On 19 November 2013 17:01, Gregory Maxwell <gmaxwell@gmail.com> wrote:
On Tue, Nov 19, 2013 at 8:53 AM, Drak <drak@zikula.org> wrote:
> It's quite normal for standards bodies to allocate numbers when in draft
> status. If they don't pass, they don't pass - they are clearly labelled
> DRAFTs.
>
> +1 on having things in a github repository. Much better for collaboration,

The IETF makes a clear distinction between individual proposals and
documents which have been accepted by a working group. The former are
named after their authors.  Work is not assigned a number until it is
complete.

I believe it is important to distinguish complete work that people
should be implementing from things which are incomplete,  and even
more important to distinguish the work of single parties.

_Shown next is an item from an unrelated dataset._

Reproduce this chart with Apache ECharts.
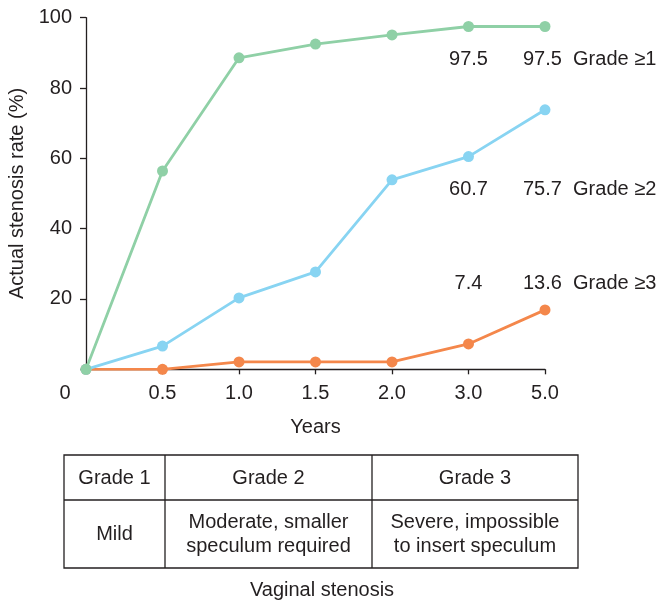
<!DOCTYPE html>
<html><head><meta charset="utf-8">
<script src="https://cdn.jsdelivr.net/npm/echarts@6/dist/echarts.min.js"></script>
<style>html,body{margin:0;padding:0;background:#fff}#c{width:665px;height:602px}</style>
</head><body><div id="c"></div>
<script>
const categories = ['0', '0.5', '1.0', '1.5', '2.0', '3.0', '5.0'];
const grade1 = [0, 56.4, 88.6, 92.5, 95.1, 97.5, 97.5];
const grade2 = [0, 6.6, 20.3, 27.7, 53.9, 60.5, 73.8];
const grade3 = [0, 0, 2.1, 2.1, 2.1, 7.2, 16.9];
const yTicks = [0, 20, 40, 60, 80, 100];
const seriesNames = ['Grade ≥1', 'Grade ≥2', 'Grade ≥3'];
const labels3yr = ['97.5', '60.7', '7.4'];
const labels5yr = ['97.5', '75.7', '13.6'];
const labelLevels = [88.1, 51.1, 24.3];
const tableHeader = ['Grade 1', 'Grade 2', 'Grade 3'];
const tableBody = ['Mild', 'Moderate, smaller\nspeculum required', 'Severe, impossible\nto insert speculum'];
const tableTitle = 'Vaginal stenosis';

const colors = ['#8FD0A6', '#88D4F2', '#F4874B'];
const font = 'Liberation Sans, Arial, sans-serif';
const txt = '#231f20';
const fs = 20;

function mk(name, data, color, i) {
  return {
    name, type: 'line', data, symbol: 'circle', symbolSize: 11,
    lineStyle: { width: 2.8, color }, itemStyle: { color },
    z: 3 - i + 2,
    markPoint: {
      symbol: 'circle', symbolSize: 0, silent: true,
      itemStyle: { color: 'rgba(0,0,0,0)' },
      data: [
        { coord: ['3.0', labelLevels[i]], label: { show: true, position: 'inside', formatter: labels3yr[i], color: txt, fontSize: fs, fontFamily: font, align: 'center', verticalAlign: 'middle' } },
        { coord: ['5.0', labelLevels[i]], label: { show: true, position: 'inside', formatter: labels5yr[i] + '  ' + name, color: txt, fontSize: fs, fontFamily: font, align: 'left', verticalAlign: 'middle', offset: [-22, 0] } }
      ]
    }
  };
}

const chart = echarts.init(document.getElementById('c'));
const cols = [64, 165, 372, 578];
const tTop = 455, tMid = 500, tBot = 568;
const graphics = [
  { type: 'rect', shape: { x: cols[0], y: tTop, width: cols[3] - cols[0], height: tBot - tTop }, style: { fill: 'none', stroke: txt, lineWidth: 1.3 } },
  { type: 'line', shape: { x1: cols[0], y1: tMid, x2: cols[3], y2: tMid }, style: { stroke: txt, lineWidth: 1.3 } },
  { type: 'line', shape: { x1: cols[1], y1: tTop, x2: cols[1], y2: tBot }, style: { stroke: txt, lineWidth: 1.3 } },
  { type: 'line', shape: { x1: cols[2], y1: tTop, x2: cols[2], y2: tBot }, style: { stroke: txt, lineWidth: 1.3 } },
  { type: 'text', x: 322, y: 590, style: { text: tableTitle, fill: txt, font: fs + 'px ' + font, align: 'center', verticalAlign: 'middle' } }
];
for (let i = 0; i < 3; i++) {
  const cx = (cols[i] + cols[i + 1]) / 2;
  graphics.push({ type: 'text', x: cx, y: (tTop + tMid) / 2 + 1, style: { text: tableHeader[i], fill: txt, font: fs + 'px ' + font, align: 'center', verticalAlign: 'middle' } });
  graphics.push({ type: 'text', x: cx, y: (tMid + tBot) / 2, style: { text: tableBody[i], fill: txt, font: fs + 'px ' + font, align: 'center', verticalAlign: 'middle', lineHeight: 24 } });
}

chart.setOption({
  animation: false,
  grid: { left: 86, right: 120, top: 17.7, bottom: 232.7, containLabel: false, outerBoundsMode: 'none' },
  xAxis: {
    type: 'category', data: categories, boundaryGap: false,
    name: 'Years', nameLocation: 'middle', nameGap: 48,
    nameTextStyle: { color: txt, fontSize: fs, fontFamily: font },
    axisLine: { lineStyle: { color: txt, width: 1.3 } },
    axisTick: { alignWithLabel: true, length: 5, lineStyle: { color: txt, width: 1.3 }, interval: (idx) => idx > 0 },
    axisLabel: {
      color: txt, fontSize: fs, fontFamily: font, margin: 14, interval: 0,
      formatter: (v, idx) => idx === 0 ? '{z|' + v + '}' : v,
      rich: { z: { color: txt, fontSize: fs, fontFamily: font, padding: [0, 42, 0, 0] } }
    },
    splitLine: { show: false }
  },
  yAxis: {
    type: 'value', min: 0, max: 100, interval: 20,
    name: 'Actual stenosis rate (%)', nameLocation: 'middle', nameGap: 56,
    nameTextStyle: { color: txt, fontSize: fs, fontFamily: font },
    axisLine: { show: true, lineStyle: { color: txt, width: 1.3 } },
    axisTick: { show: true, length: 6, lineStyle: { color: txt, width: 1.3 } },
    axisLabel: { color: txt, fontSize: fs, fontFamily: font, margin: 14, formatter: v => v === 0 ? '' : String(v) },
    splitLine: { show: false }
  },
  series: [
    mk(seriesNames[0], grade1, colors[0], 0),
    mk(seriesNames[1], grade2, colors[1], 1),
    mk(seriesNames[2], grade3, colors[2], 2)
  ],
  graphic: graphics
});
</script></body></html>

Otherwise you're going to get crap like BIP90: "Increase the supply of
Bitcoins to 210 million" being confused as an earnest proposal
supported by many that has traction.

I wasnt suggesting people add drafts willy nilly to the repository.
When working on a proposal you can work on it in your own fork and create a PR. When it's ready to be accepted as a working draft by the WG, then it can be merged into the draft folder. At which point, PRs are made to that draft copy until it gets into a ready state to become final. If passed, it's moved to the accepted/ folder.

This way random BIPS cannot be added to the drafts/ folder in the official repo. They are only added once they are accepted as a working draft proposal by Gavin or whatever. Now you get all the niceties of github workflow for collaboration and tweaking of the draft proposal.